Дядька Киту был не только колченогим, но и криворуким. Лачугу собрал кое-как. Стены кривые, шифер на крыше подогнан хуже некуда. Как дождик, так внутри сразу потоп. Лия у него на земле лежала – на тряпке влажной, как дворняга, – пока Птицелов не отыскал для нее диван без ножек. Перерыл развалины вдоль одной из улиц – костяков человеческих среди них оказалось уймища! – но нашел-таки. На горбу волок через весь город. Никто ему не помогал. Говорили, ты, мол, здоровый. Почти нормальный. А народ тутошний – болезненный, слабый. Некоторые ведро воды поднимут, и сердце останавливается. Потом платок отыскал для Лии. Линялый, зато из настоящей шерсти. А Лия до того лысенькую голову марлей какой-то застиранной покрывала. Обрадовалась платку девчушка – глазенки округлились, губки задрожали! Ревела, жаловалась: дескать, отродясь у нее такой вещицы не было. Оно и понятно: дядька Киту целыми днями по подвалам и квартирам разрушенным рыщет.
В поисках водки в бутылках с императорскими вензелями. На вещички для дочери времени не хватает.

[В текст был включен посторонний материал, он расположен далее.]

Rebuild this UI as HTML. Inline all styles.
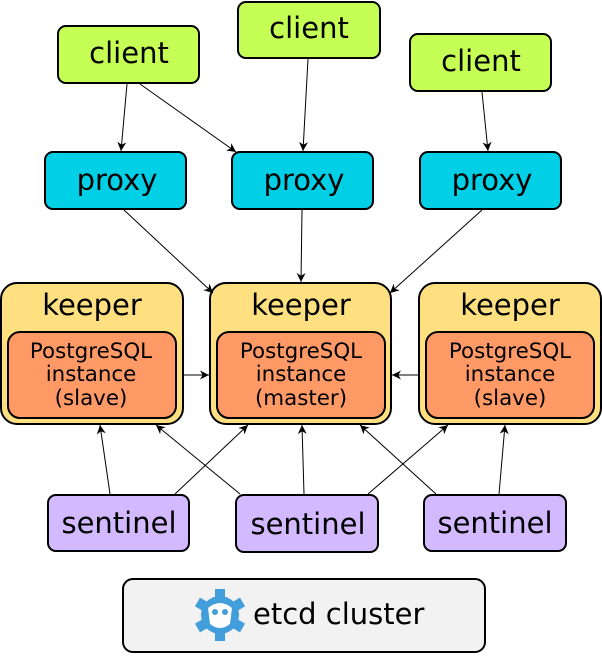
<!DOCTYPE html>
<html><head><meta charset="utf-8"><style>html,body{margin:0;padding:0;background:#fff}svg{display:block}</style></head>
<body>
<svg width="602" height="660" viewBox="0 0 602 660" xmlns="http://www.w3.org/2000/svg" font-family="'DejaVu Sans','Liberation Sans',sans-serif">
<defs><marker id="a" viewBox="0 0 10 10" refX="10" refY="5" markerWidth="9" markerHeight="9" orient="auto" markerUnits="userSpaceOnUse"><path d="M0,0 L10,5 L0,10 L3,5 Z" fill="#000"/></marker></defs>
<g stroke="#000" stroke-width="2">
<rect x="58" y="26" width="141" height="57" rx="8" fill="#c5ff55"/>
<rect x="238" y="2" width="142" height="56" rx="8" fill="#c5ff55"/>
<rect x="410" y="34" width="141" height="57" rx="8" fill="#c5ff55"/>
<rect x="45" y="152" width="141" height="57" rx="8" fill="#00cfe6"/>
<rect x="232" y="152" width="141" height="57" rx="8" fill="#00cfe6"/>
<rect x="420" y="152" width="141" height="57" rx="8" fill="#00cfe6"/>
<rect x="1" y="283" width="182" height="141" rx="16" fill="#ffe080"/>
<rect x="210" y="283" width="181" height="141" rx="16" fill="#ffe080"/>
<rect x="419" y="283" width="182" height="141" rx="16" fill="#ffe080"/>
<rect x="8" y="332" width="168" height="86" rx="12" fill="#ff9966"/>
<rect x="217" y="332" width="168" height="86" rx="12" fill="#ff9966"/>
<rect x="426" y="332" width="168" height="86" rx="12" fill="#ff9966"/>
<rect x="48" y="495" width="141" height="56" rx="8" fill="#d3b9ff"/>
<rect x="236" y="495" width="142" height="57" rx="8" fill="#d3b9ff"/>
<rect x="424" y="495" width="142" height="56" rx="8" fill="#d3b9ff"/>
<rect x="123" y="579" width="362" height="73" rx="10" fill="#f2f2f2"/>
</g>
<g stroke="#000" stroke-width="1" marker-end="url(#a)" fill="none">
<line x1="127" y1="84" x2="121" y2="151"/>
<line x1="140" y1="84" x2="236" y2="152"/>
<line x1="308" y1="59" x2="303" y2="151"/>
<line x1="482" y1="92" x2="488" y2="151"/>
<line x1="124" y1="210" x2="213" y2="293"/>
<line x1="302" y1="210" x2="301" y2="282"/>
<line x1="482" y1="210" x2="390" y2="293"/>
<line x1="183" y1="375" x2="209" y2="375"/>
<line x1="419" y1="375" x2="392" y2="375"/>
<line x1="110" y1="494" x2="100" y2="425"/>
<line x1="175" y1="494" x2="248" y2="425"/>
<line x1="240" y1="494" x2="156" y2="425"/>
<line x1="304" y1="494" x2="302" y2="425"/>
<line x1="368" y1="494" x2="448" y2="425"/>
<line x1="436" y1="494" x2="360" y2="425"/>
<line x1="499" y1="494" x2="505" y2="425"/>
</g>
<g font-size="29" text-anchor="middle" fill="#000">
<text x="129" y="63">client</text>
<text x="309" y="38">client</text>
<text x="481" y="71">client</text>
<text x="117" y="190">proxy</text>
<text x="304" y="190">proxy</text>
<text x="492" y="190">proxy</text>
<text x="92" y="315">keeper</text>
<text x="301" y="315">keeper</text>
<text x="510" y="315">keeper</text>
<text x="119" y="533">sentinel</text>
<text x="308" y="534">sentinel</text>
<text x="495" y="533">sentinel</text>
<text x="253" y="624" text-anchor="start">etcd cluster</text>
</g>
<g font-size="21.4" text-anchor="middle" fill="#000">
<text x="91" y="358">PostgreSQL</text><text x="91" y="381">instance</text><text x="91" y="405">(slave)</text>
<text x="301" y="358">PostgreSQL</text><text x="301" y="381">instance</text><text x="301" y="405">(master)</text>
<text x="510" y="358">PostgreSQL</text><text x="510" y="381">instance</text><text x="510" y="405">(slave)</text>
</g>
<g fill="#419eda">
<circle cx="220" cy="615" r="19"/>
<g transform="translate(220 615)">
<rect x="-5" y="-26" width="10" height="10"/>
<rect x="-5" y="-26" width="10" height="10" transform="rotate(60)"/>
<rect x="-5" y="-26" width="10" height="10" transform="rotate(120)"/>
<rect x="-5" y="-26" width="10" height="10" transform="rotate(180)"/>
<rect x="-5" y="-26" width="10" height="10" transform="rotate(240)"/>
<rect x="-5" y="-26" width="10" height="10" transform="rotate(300)"/>
</g>
</g>
<path d="M208,608 Q220,598 232,608 L230,624 Q220,632 210,624 Z" fill="#fff"/>
<circle cx="215" cy="612" r="3" fill="#419eda"/><circle cx="225" cy="612" r="3" fill="#419eda"/>
</svg>
</body></html>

Птицелов подошел к лачуге. Поглядел на щелястую дверь. За нею в единственной комнате чадила керосиновая лампа. Узкие полосы света падали на крыльцо.

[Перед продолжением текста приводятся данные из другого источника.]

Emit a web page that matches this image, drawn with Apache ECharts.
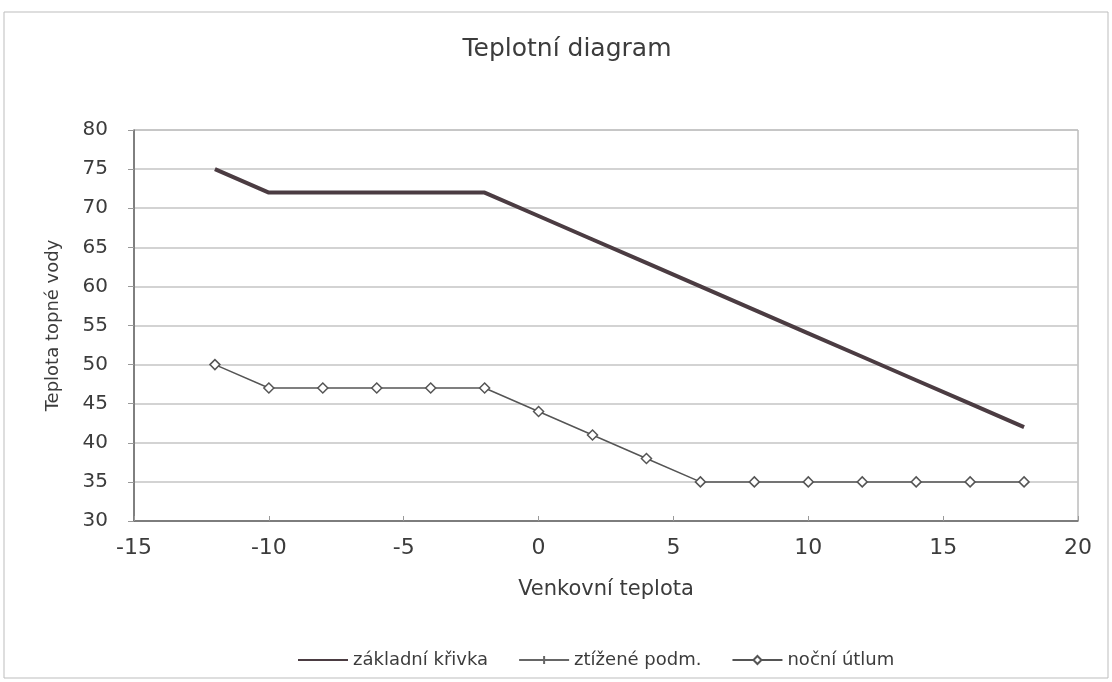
<!DOCTYPE html>
<html>
<head>
<meta charset="utf-8">
<title>Teplotní diagram</title>
<script src="https://cdn.jsdelivr.net/npm/echarts@6/dist/echarts.min.js"></script>
<style>
    html, body { margin: 0; padding: 0; background: #fff; }
    #chart { width: 1112px; height: 682px; }
</style>
</head>
<body>
<div id="chart"></div>
<script>
// venkovní teplota (osa x)
var outdoorTemps = [-12, -10, -8, -6, -4, -2, 0, 2, 4, 6, 8, 10, 12, 14, 16, 18];
// základní křivka
var baseCurve = [75, 72, 72, 72, 72, 72, 69, 66, 63, 60, 57, 54, 51, 48, 45, 42];
// ztížené podm. - v grafu není vidět
var hardConditions = [];
// noční útlum
var nightSetback = [50, 47, 47, 47, 47, 47, 44, 41, 38, 35, 35, 35, 35, 35, 35, 35];

var seriesNames = ['základní křivka', 'ztížené podm.', 'noční útlum'];

(function (window) {
    var font = '"DejaVu Sans", Arial, sans-serif';
    var textColor = '#3c3c3c';

    function pairs(values) {
        return values.map(function (v, i) {
            return [outdoorTemps[i], v];
        });
    }

    function drawChart(dom) {
        var chart = echarts.init(dom, null, { renderer: 'canvas' });
        chart.setOption({
            backgroundColor: '#fff',
            animation: false,
            textStyle: { fontFamily: font, color: textColor },
            title: {
                text: 'Teplotní diagram',
                left: 562,
                top: 32,
                textAlign: 'center',
                textStyle: { fontFamily: font, fontSize: 25, fontWeight: 'normal', color: textColor }
            },
            graphic: [{
                type: 'rect',
                shape: { x: 4, y: 12, width: 1104, height: 666 },
                style: { fill: 'none', stroke: '#bdbdbd', lineWidth: 1 },
                silent: true
            }],
            legend: {
                left: 292,
                top: 646,
                itemGap: 30,
                itemWidth: 50,
                itemHeight: 10,
                textStyle: { fontFamily: font, fontSize: 18, color: textColor },
                data: [
                    // základní křivka nemá značku, jen čáru
                    { name: seriesNames[0], itemStyle: { opacity: 0 } },
                    seriesNames[1],
                    seriesNames[2]
                ]
            },
            grid: {
                left: 134,
                right: 34,
                top: 130,
                bottom: 161,
                show: true,
                borderColor: '#9a9a9a',
                borderWidth: 1
            },
            xAxis: {
                type: 'value',
                min: -15,
                max: 20,
                interval: 5,
                name: 'Venkovní teplota',
                nameLocation: 'middle',
                nameGap: 58,
                nameTextStyle: { fontFamily: font, fontSize: 21, color: textColor },
                axisLine: { show: true, onZero: false, lineStyle: { color: '#666', width: 1.5 } },
                axisTick: { show: true, inside: true, length: 5, lineStyle: { color: '#999' } },
                axisLabel: { fontFamily: font, fontSize: 22, color: textColor, margin: 16 },
                splitLine: { show: false }
            },
            yAxis: {
                type: 'value',
                min: 30,
                max: 80,
                interval: 5,
                name: 'Teplota topné vody',
                nameLocation: 'middle',
                nameGap: 72,
                nameTextStyle: { fontFamily: font, fontSize: 18, color: textColor },
                axisLine: { show: true, onZero: false, lineStyle: { color: '#666', width: 1.5 } },
                axisTick: { show: true, length: 6, lineStyle: { color: '#999' } },
                axisLabel: { fontFamily: font, fontSize: 20, color: textColor, margin: 26 },
                splitLine: { show: true, lineStyle: { color: '#c4c4c4', width: 1.5 } }
            },
            series: [{
                name: seriesNames[0],
                type: 'line',
                data: pairs(baseCurve),
                symbol: 'none',
                lineStyle: { color: '#4b3c42', width: 4 },
                itemStyle: { color: '#4b3c42' }
            }, {
                name: seriesNames[1],
                type: 'line',
                data: pairs(hardConditions),
                symbol: 'path://M5,0 L5,10 M0,5 L10,5',
                symbolSize: [2, 10],
                lineStyle: { color: '#666', width: 1 },
                itemStyle: { color: '#666', borderColor: '#666', borderWidth: 1 }
            }, {
                name: seriesNames[2],
                type: 'line',
                data: pairs(nightSetback),
                symbol: 'diamond',
                symbolSize: 10,
                showAllSymbol: true,
                lineStyle: { color: '#555', width: 1.5 },
                itemStyle: { color: '#fff', borderColor: '#555', borderWidth: 1.5 }
            }]
        });
        return chart;
    }

    drawChart(document.getElementById('chart'));
})(window);
</script>
</body>
</html>
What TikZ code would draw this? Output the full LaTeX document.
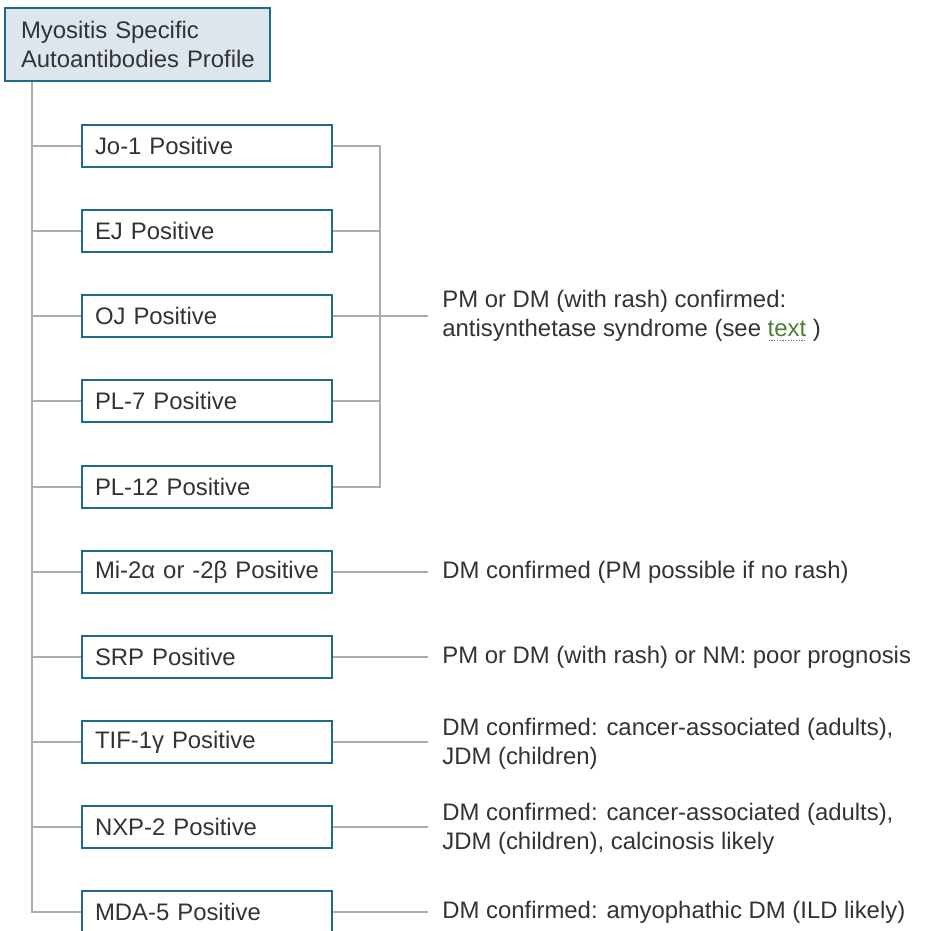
\documentclass[tikz,border=0pt]{standalone}
\usepackage{fontspec}
\setmainfont{Liberation Sans}
\usetikzlibrary{positioning}

\definecolor{boxblue}{RGB}{31,105,138}
\definecolor{boxfill}{RGB}{220,230,236}
\definecolor{linkgray}{RGB}{172,172,172}
\definecolor{textgray}{RGB}{51,51,51}
\definecolor{linkgreen}{RGB}{78,125,52}

\newcommand{\dotlink}[1]{\textcolor{linkgreen}{\setbox0\hbox{#1}\rlap{\raisebox{-2.6pt}{\hbox to \wd0{\xleaders\hbox to 1.5pt{\hss\rule{0.7pt}{0.5pt}\hss}\hfill}}}\box0}}

\begin{document}
\begin{tikzpicture}[
        x=0.02cm, y=-0.02cm,
        font=\fontsize{13.6}{16.5}\selectfont,
        every node/.style={text=textgray},
        rootbox/.style={draw=boxblue, fill=boxfill, line width=1.1pt,
            minimum width=5.3cm, minimum height=1.46cm,
            text width=4.66cm, inner xsep=0.32cm, align=left},
        abbox/.style={draw=boxblue, fill=white, line width=1.1pt,
            minimum width=5cm, minimum height=0.84cm,
            text width=4.48cm, inner xsep=0.26cm, align=left},
        result/.style={anchor=west, inner xsep=0.28cm, align=left},
        link/.style={draw=linkgray, line width=1pt}
    ]
    \useasboundingbox (0,0) rectangle (925,931);

    \node[rootbox, name=root] at (137.5,44.5)
        {\mbox{Myositis Specific}\\\mbox{Autoantibodies Profile}};

    % antibody boxes
    \node[abbox, name=jo1]  at (207,146) {\mbox{Jo-1 Positive}};
    \node[abbox, name=ej]   at (207,231) {\mbox{EJ Positive}};
    \node[abbox, name=oj]   at (207,316) {\mbox{OJ Positive}};
    \node[abbox, name=pl7]  at (207,401) {\mbox{PL-7 Positive}};
    \node[abbox, name=pl12] at (207,487) {\mbox{PL-12 Positive}};
    \node[abbox, name=mi2]  at (207,572) {\mbox{Mi-2α or -2β Positive}};
    \node[abbox, name=srp]  at (207,657) {\mbox{SRP Positive}};
    \node[abbox, name=tif]  at (207,742) {\mbox{TIF-1γ Positive}};
    \node[abbox, name=nxp]  at (207,827) {\mbox{NXP-2 Positive}};
    \node[abbox, name=mda5] at (207,912) {\mbox{MDA-5 Positive}};

    % results
    \node[result, name=asyn] at (428,316)
        {PM or DM (with rash) confirmed:\\antisynthetase syndrome (see \dotlink{text} )};
    \node[result, name=mi2res]  at (428,572) {DM confirmed (PM possible if no rash)};
    \node[result, name=srpres]  at (428,657) {PM or DM (with rash) or NM: poor prognosis};
    \node[result, name=tifres]  at (428,744)
        {DM confirmed: cancer-associated (adults),\\JDM (children)};
    \node[result, name=nxpres]  at (428,829)
        {DM confirmed: cancer-associated (adults),\\JDM (children), calcinosis likely};
    \node[result, name=mda5res] at (428,912) {DM confirmed: amyophathic DM (ILD likely)};

    % trunk and branches
    \coordinate (trunk) at (32,0);
    \draw[link] (root.south -| trunk) -- (trunk |- mda5.west) -- (mda5.west);
    \draw[link] (trunk |- jo1.west) -- (jo1.west);
    \draw[link] (trunk |- ej.west) -- (ej.west);
    \draw[link] (trunk |- oj.west) -- (oj.west);
    \draw[link] (trunk |- pl7.west) -- (pl7.west);
    \draw[link] (trunk |- pl12.west) -- (pl12.west);
    \draw[link] (trunk |- mi2.west) -- (mi2.west);
    \draw[link] (trunk |- srp.west) -- (srp.west);
    \draw[link] (trunk |- tif.west) -- (tif.west);
    \draw[link] (trunk |- nxp.west) -- (nxp.west);

    % bracket for the antisynthetase group
    \coordinate (brk) at (380,0);
    \draw[link] (jo1.east) -- (jo1.east -| brk) -- (pl12.east -| brk) -- (pl12.east);
    \draw[link] (ej.east) -- (ej.east -| brk);
    \draw[link] (oj.east) -- (asyn.west);
    \draw[link] (pl7.east) -- (pl7.east -| brk);

    \draw[link] (mi2.east) -- (mi2res.west);
    \draw[link] (srp.east) -- (srpres.west);
    \draw[link] (tif.east) -- (tif.east -| tifres.west);
    \draw[link] (nxp.east) -- (nxp.east -| nxpres.west);
    \draw[link] (mda5.east) -- (mda5res.west);
\end{tikzpicture}
\end{document}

Хлопали на ветру пеленки Лии. Все – в плохо застиранных пятнах. Птицелов потрогал одну. Сухая. Снял с веревки белье, сложил аккуратно – как мать учила.
Поднялся на крыльцо, толкнул дверь.
Открыто! Опять – открыто!
Сколько раз он просил их запираться! Упыри так и шныряют, стоит только Мировому Свету померкнуть.
Лия привстала с дивана, поправила платок. Птицелов оглянулся: дядьки Киту не было.
– Птицелов… помоги тебе бог… – Лия забрала у него пеленки, положила на диван.
Птицелов заметил, что в тазу у нее уже замочены несколько тряпиц.
– Худо тебе? – спросил, отводя взгляд от таза.
– Мне было худо. А теперь отпустило, – ответила Лия, и Птицелов с облегчением понял, что она не врет.
– Ты ела что-нибудь?
– Да ела, ела! – Лия отмахнулась. – Я ведь чаю заварила! Я ждала, вдруг тебе захочется зайти. Будешь чай? Сахару вот только нету…
– Что ты ела, Лия?
– Да кашку пшеничную, – снова махнула рукой девочка. – Папа выменял у фермеров пшенички. Так что сытая я, отобедала.
Потом она опустилась на диван. Положила маленькие кулачки на колени и опустила голову.
– Я и в самом деле – рыба малоумная, Птицелов. Ты же сердишься на меня, да?
Заныло в груди у Птицелова. Присел он рядом с Лией, обнял за плечи. Покусанная рука ныла, а ранки, оставленные зубами девочки, сочились.
– Что там стряслось, чихалка? У проплешины? Как ты очутилась в эдакой дали?
Лия молчала долго. Потом обронила:
– Я не понимаю…
Эта полуправда вызвала какой-то болезненный резонанс в чуткой ко лжи душе Птицелова.
– Успокойся, худышка. Я не сержусь. Просто расскажи, как так получилось.
– Я не понимаю, Птицелов! – повысила она голос и сразу закашлялась.
Он погладил ее сутулую спину.
– У нас в деревне… ну, там где я жил раньше… – начал Птицелов через силу. – Мы никак не называли их… Говорили – Неназываемые.
И все понимали, что это значит.
Лия нахмурилась.
– Это означало, что… если дать им имя, то они станут частью нашей жизни, – продолжил Птицелов. – А так Неназываемые – лишь сон. Кошмар, который приходит с ночью да развеивается поутру. А если кто-то на следующий день не находил своего ребенка, то… Что ж. Кому-то следовало крепче запирать дверь.
– Птицелов! – отозвалась Лия. – Но ведь я – не ребенок! Мне четырнадцать лет! Иные замужем в мои годы!..
Птицелов обнял девочку. Ощутил щекой, как мягок платок на ее голове.